====== RECORDS PROVIDED ======
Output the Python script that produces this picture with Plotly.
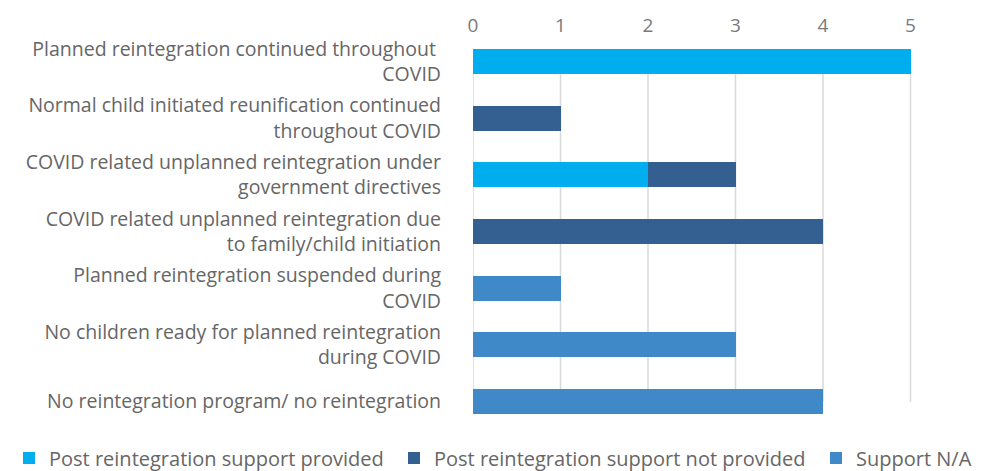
======
====== RECORDS PROVIDED ======
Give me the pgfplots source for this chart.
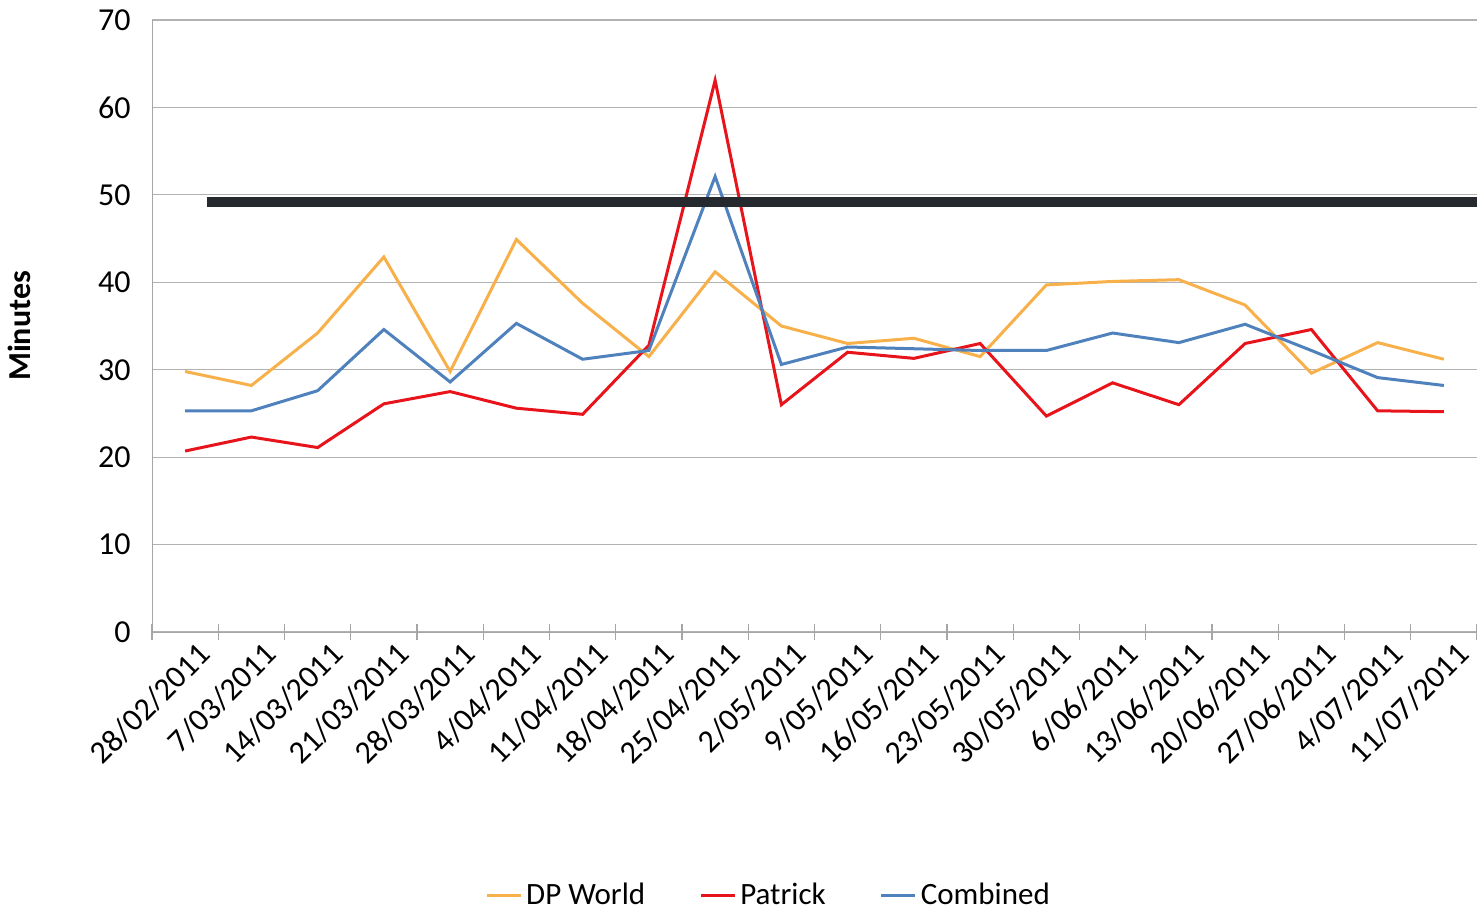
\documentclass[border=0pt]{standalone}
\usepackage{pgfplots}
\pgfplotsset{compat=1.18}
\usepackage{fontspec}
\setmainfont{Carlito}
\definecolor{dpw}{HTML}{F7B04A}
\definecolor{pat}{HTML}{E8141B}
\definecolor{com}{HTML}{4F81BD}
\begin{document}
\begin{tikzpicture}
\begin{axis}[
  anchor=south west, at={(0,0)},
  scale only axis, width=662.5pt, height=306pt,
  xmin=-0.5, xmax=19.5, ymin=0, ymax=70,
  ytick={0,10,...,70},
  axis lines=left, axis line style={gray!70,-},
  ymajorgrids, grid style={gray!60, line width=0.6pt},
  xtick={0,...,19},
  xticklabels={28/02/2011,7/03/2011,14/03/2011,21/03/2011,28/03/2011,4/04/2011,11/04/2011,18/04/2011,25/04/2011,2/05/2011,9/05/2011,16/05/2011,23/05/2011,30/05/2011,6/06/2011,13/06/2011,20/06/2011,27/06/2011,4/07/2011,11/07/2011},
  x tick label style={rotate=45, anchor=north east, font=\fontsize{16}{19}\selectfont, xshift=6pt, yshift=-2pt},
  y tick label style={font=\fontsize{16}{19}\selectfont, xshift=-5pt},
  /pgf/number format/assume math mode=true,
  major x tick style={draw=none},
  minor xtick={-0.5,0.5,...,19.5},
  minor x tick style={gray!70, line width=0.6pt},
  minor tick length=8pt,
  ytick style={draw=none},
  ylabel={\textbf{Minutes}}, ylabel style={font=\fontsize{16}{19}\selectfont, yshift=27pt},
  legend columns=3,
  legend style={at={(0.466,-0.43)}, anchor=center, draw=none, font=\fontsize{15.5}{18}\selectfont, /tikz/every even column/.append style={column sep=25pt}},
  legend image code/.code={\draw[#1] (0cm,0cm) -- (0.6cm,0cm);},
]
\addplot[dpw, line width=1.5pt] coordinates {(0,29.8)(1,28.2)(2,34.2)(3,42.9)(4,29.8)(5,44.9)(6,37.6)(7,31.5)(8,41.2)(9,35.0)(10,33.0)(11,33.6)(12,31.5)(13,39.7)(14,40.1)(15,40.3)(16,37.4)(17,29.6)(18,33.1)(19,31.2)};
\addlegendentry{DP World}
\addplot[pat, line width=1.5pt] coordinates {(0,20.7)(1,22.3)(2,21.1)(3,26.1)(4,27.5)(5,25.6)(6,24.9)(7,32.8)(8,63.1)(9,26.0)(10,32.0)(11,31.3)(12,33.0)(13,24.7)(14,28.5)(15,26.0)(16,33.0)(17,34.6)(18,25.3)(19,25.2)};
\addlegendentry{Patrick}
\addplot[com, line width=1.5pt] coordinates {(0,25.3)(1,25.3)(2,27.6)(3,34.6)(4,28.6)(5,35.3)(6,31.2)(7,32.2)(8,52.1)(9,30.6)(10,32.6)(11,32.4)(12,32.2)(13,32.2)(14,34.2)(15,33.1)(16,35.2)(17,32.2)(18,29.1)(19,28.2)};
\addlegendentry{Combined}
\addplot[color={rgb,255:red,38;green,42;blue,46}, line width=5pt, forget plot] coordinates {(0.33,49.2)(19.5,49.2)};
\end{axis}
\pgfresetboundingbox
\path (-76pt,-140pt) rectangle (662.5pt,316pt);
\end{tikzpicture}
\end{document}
======
GOAL
Copy out every line where the word "this" occurs.

ANSWER TO THE PROBLEM
Output the Python script that produces this picture with Plotly.
Give me the pgfplots source for this chart.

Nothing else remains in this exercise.